══ SUPPLIED MATERIAL ══

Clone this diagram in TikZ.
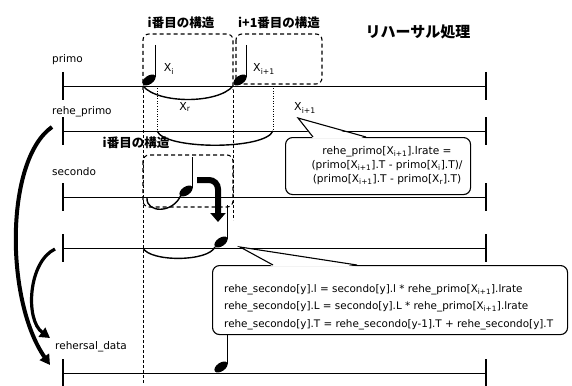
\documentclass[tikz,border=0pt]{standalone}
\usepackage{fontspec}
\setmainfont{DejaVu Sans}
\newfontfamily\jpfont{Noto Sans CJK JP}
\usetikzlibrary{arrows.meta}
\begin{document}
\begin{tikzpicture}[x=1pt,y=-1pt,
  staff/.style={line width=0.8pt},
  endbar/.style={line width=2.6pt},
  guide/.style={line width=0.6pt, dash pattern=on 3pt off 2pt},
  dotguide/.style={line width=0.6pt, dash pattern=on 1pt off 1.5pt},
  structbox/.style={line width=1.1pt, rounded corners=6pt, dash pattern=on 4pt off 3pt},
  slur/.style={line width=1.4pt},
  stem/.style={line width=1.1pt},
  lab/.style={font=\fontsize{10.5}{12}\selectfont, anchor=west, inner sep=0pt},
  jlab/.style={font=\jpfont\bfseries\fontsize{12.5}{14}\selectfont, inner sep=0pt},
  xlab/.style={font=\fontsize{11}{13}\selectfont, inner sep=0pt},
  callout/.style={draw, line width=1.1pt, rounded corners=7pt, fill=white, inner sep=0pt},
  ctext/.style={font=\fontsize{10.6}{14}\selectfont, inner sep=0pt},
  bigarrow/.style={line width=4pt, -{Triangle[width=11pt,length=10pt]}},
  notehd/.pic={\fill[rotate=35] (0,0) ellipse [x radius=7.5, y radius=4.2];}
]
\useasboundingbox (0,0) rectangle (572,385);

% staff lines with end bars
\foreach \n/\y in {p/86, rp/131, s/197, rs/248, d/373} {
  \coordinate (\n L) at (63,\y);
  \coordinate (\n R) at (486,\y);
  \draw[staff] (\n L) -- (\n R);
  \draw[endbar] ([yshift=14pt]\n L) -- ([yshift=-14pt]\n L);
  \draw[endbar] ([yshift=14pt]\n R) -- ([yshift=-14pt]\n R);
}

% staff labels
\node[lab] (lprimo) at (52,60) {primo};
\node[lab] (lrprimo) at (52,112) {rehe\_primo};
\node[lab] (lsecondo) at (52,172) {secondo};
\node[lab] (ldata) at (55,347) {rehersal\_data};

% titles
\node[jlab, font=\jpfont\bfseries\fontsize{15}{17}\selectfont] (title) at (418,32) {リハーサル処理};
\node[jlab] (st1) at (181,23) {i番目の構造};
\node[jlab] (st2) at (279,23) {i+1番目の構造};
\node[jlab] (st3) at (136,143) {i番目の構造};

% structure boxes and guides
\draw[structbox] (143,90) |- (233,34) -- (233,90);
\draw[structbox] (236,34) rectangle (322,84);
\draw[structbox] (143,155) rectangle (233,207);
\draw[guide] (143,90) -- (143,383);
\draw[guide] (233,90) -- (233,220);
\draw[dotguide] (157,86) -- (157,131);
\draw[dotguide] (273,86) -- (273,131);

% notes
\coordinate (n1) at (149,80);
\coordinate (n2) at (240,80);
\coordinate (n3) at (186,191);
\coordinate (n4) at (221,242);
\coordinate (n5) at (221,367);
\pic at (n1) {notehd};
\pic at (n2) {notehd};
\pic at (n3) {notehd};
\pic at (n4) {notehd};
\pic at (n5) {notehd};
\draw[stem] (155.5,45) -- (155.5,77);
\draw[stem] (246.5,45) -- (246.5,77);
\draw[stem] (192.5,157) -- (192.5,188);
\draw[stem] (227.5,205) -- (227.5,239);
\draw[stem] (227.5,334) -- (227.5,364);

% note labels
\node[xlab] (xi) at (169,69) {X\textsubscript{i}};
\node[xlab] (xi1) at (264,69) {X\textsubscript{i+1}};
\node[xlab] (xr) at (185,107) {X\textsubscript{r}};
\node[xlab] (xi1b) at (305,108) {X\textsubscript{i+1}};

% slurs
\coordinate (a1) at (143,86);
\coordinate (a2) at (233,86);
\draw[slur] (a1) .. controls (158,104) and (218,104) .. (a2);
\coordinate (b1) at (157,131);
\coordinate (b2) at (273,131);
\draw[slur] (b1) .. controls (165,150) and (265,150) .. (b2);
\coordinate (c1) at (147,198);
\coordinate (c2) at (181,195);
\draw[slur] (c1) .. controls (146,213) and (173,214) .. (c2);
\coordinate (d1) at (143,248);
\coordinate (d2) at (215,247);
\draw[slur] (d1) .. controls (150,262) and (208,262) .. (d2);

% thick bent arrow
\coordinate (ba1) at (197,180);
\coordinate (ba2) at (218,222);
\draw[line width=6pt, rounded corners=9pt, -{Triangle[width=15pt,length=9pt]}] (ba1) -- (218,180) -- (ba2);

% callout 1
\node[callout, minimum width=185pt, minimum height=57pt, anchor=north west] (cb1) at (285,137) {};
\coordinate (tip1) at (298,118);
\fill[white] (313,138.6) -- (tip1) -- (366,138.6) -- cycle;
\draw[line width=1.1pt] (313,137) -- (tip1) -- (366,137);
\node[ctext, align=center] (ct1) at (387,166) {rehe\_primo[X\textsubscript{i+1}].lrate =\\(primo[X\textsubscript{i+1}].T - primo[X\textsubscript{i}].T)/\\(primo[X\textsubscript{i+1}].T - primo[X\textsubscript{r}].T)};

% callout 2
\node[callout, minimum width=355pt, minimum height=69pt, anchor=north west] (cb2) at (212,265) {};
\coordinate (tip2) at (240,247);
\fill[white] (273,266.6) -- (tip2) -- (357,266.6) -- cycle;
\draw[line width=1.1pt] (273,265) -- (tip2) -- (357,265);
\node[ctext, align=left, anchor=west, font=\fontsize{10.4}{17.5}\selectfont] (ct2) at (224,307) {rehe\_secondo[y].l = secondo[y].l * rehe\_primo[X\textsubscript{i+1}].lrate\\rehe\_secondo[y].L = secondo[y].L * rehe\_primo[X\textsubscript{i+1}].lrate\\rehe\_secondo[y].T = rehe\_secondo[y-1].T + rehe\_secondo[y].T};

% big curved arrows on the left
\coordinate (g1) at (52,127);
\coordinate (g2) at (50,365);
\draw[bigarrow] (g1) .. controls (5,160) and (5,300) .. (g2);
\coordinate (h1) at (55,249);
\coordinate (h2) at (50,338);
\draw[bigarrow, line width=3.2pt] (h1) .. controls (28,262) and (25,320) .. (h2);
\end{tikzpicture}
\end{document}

═══

### WORK INSTRUCTIONS:
Replicate the material above verbatim; images stay out of the copy.

### ANSWER TO THE TASK:
Clone this diagram in TikZ.
\documentclass[tikz,border=0pt]{standalone}
\usepackage{fontspec}
\setmainfont{DejaVu Sans}
\newfontfamily\jpfont{Noto Sans CJK JP}
\usetikzlibrary{arrows.meta}
\begin{document}
\begin{tikzpicture}[x=1pt,y=-1pt,
  staff/.style={line width=0.8pt},
  endbar/.style={line width=2.6pt},
  guide/.style={line width=0.6pt, dash pattern=on 3pt off 2pt},
  dotguide/.style={line width=0.6pt, dash pattern=on 1pt off 1.5pt},
  structbox/.style={line width=1.1pt, rounded corners=6pt, dash pattern=on 4pt off 3pt},
  slur/.style={line width=1.4pt},
  stem/.style={line width=1.1pt},
  lab/.style={font=\fontsize{10.5}{12}\selectfont, anchor=west, inner sep=0pt},
  jlab/.style={font=\jpfont\bfseries\fontsize{12.5}{14}\selectfont, inner sep=0pt},
  xlab/.style={font=\fontsize{11}{13}\selectfont, inner sep=0pt},
  callout/.style={draw, line width=1.1pt, rounded corners=7pt, fill=white, inner sep=0pt},
  ctext/.style={font=\fontsize{10.6}{14}\selectfont, inner sep=0pt},
  bigarrow/.style={line width=4pt, -{Triangle[width=11pt,length=10pt]}},
  notehd/.pic={\fill[rotate=35] (0,0) ellipse [x radius=7.5, y radius=4.2];}
]
\useasboundingbox (0,0) rectangle (572,385);

% staff lines with end bars
\foreach \n/\y in {p/86, rp/131, s/197, rs/248, d/373} {
  \coordinate (\n L) at (63,\y);
  \coordinate (\n R) at (486,\y);
  \draw[staff] (\n L) -- (\n R);
  \draw[endbar] ([yshift=14pt]\n L) -- ([yshift=-14pt]\n L);
  \draw[endbar] ([yshift=14pt]\n R) -- ([yshift=-14pt]\n R);
}

% staff labels
\node[lab] (lprimo) at (52,60) {primo};
\node[lab] (lrprimo) at (52,112) {rehe\_primo};
\node[lab] (lsecondo) at (52,172) {secondo};
\node[lab] (ldata) at (55,347) {rehersal\_data};

% titles
\node[jlab, font=\jpfont\bfseries\fontsize{15}{17}\selectfont] (title) at (418,32) {リハーサル処理};
\node[jlab] (st1) at (181,23) {i番目の構造};
\node[jlab] (st2) at (279,23) {i+1番目の構造};
\node[jlab] (st3) at (136,143) {i番目の構造};

% structure boxes and guides
\draw[structbox] (143,90) |- (233,34) -- (233,90);
\draw[structbox] (236,34) rectangle (322,84);
\draw[structbox] (143,155) rectangle (233,207);
\draw[guide] (143,90) -- (143,383);
\draw[guide] (233,90) -- (233,220);
\draw[dotguide] (157,86) -- (157,131);
\draw[dotguide] (273,86) -- (273,131);

% notes
\coordinate (n1) at (149,80);
\coordinate (n2) at (240,80);
\coordinate (n3) at (186,191);
\coordinate (n4) at (221,242);
\coordinate (n5) at (221,367);
\pic at (n1) {notehd};
\pic at (n2) {notehd};
\pic at (n3) {notehd};
\pic at (n4) {notehd};
\pic at (n5) {notehd};
\draw[stem] (155.5,45) -- (155.5,77);
\draw[stem] (246.5,45) -- (246.5,77);
\draw[stem] (192.5,157) -- (192.5,188);
\draw[stem] (227.5,205) -- (227.5,239);
\draw[stem] (227.5,334) -- (227.5,364);

% note labels
\node[xlab] (xi) at (169,69) {X\textsubscript{i}};
\node[xlab] (xi1) at (264,69) {X\textsubscript{i+1}};
\node[xlab] (xr) at (185,107) {X\textsubscript{r}};
\node[xlab] (xi1b) at (305,108) {X\textsubscript{i+1}};

% slurs
\coordinate (a1) at (143,86);
\coordinate (a2) at (233,86);
\draw[slur] (a1) .. controls (158,104) and (218,104) .. (a2);
\coordinate (b1) at (157,131);
\coordinate (b2) at (273,131);
\draw[slur] (b1) .. controls (165,150) and (265,150) .. (b2);
\coordinate (c1) at (147,198);
\coordinate (c2) at (181,195);
\draw[slur] (c1) .. controls (146,213) and (173,214) .. (c2);
\coordinate (d1) at (143,248);
\coordinate (d2) at (215,247);
\draw[slur] (d1) .. controls (150,262) and (208,262) .. (d2);

% thick bent arrow
\coordinate (ba1) at (197,180);
\coordinate (ba2) at (218,222);
\draw[line width=6pt, rounded corners=9pt, -{Triangle[width=15pt,length=9pt]}] (ba1) -- (218,180) -- (ba2);

% callout 1
\node[callout, minimum width=185pt, minimum height=57pt, anchor=north west] (cb1) at (285,137) {};
\coordinate (tip1) at (298,118);
\fill[white] (313,138.6) -- (tip1) -- (366,138.6) -- cycle;
\draw[line width=1.1pt] (313,137) -- (tip1) -- (366,137);
\node[ctext, align=center] (ct1) at (387,166) {rehe\_primo[X\textsubscript{i+1}].lrate =\\(primo[X\textsubscript{i+1}].T - primo[X\textsubscript{i}].T)/\\(primo[X\textsubscript{i+1}].T - primo[X\textsubscript{r}].T)};

% callout 2
\node[callout, minimum width=355pt, minimum height=69pt, anchor=north west] (cb2) at (212,265) {};
\coordinate (tip2) at (240,247);
\fill[white] (273,266.6) -- (tip2) -- (357,266.6) -- cycle;
\draw[line width=1.1pt] (273,265) -- (tip2) -- (357,265);
\node[ctext, align=left, anchor=west, font=\fontsize{10.4}{17.5}\selectfont] (ct2) at (224,307) {rehe\_secondo[y].l = secondo[y].l * rehe\_primo[X\textsubscript{i+1}].lrate\\rehe\_secondo[y].L = secondo[y].L * rehe\_primo[X\textsubscript{i+1}].lrate\\rehe\_secondo[y].T = rehe\_secondo[y-1].T + rehe\_secondo[y].T};

% big curved arrows on the left
\coordinate (g1) at (52,127);
\coordinate (g2) at (50,365);
\draw[bigarrow] (g1) .. controls (5,160) and (5,300) .. (g2);
\coordinate (h1) at (55,249);
\coordinate (h2) at (50,338);
\draw[bigarrow, line width=3.2pt] (h1) .. controls (28,262) and (25,320) .. (h2);
\end{tikzpicture}
\end{document}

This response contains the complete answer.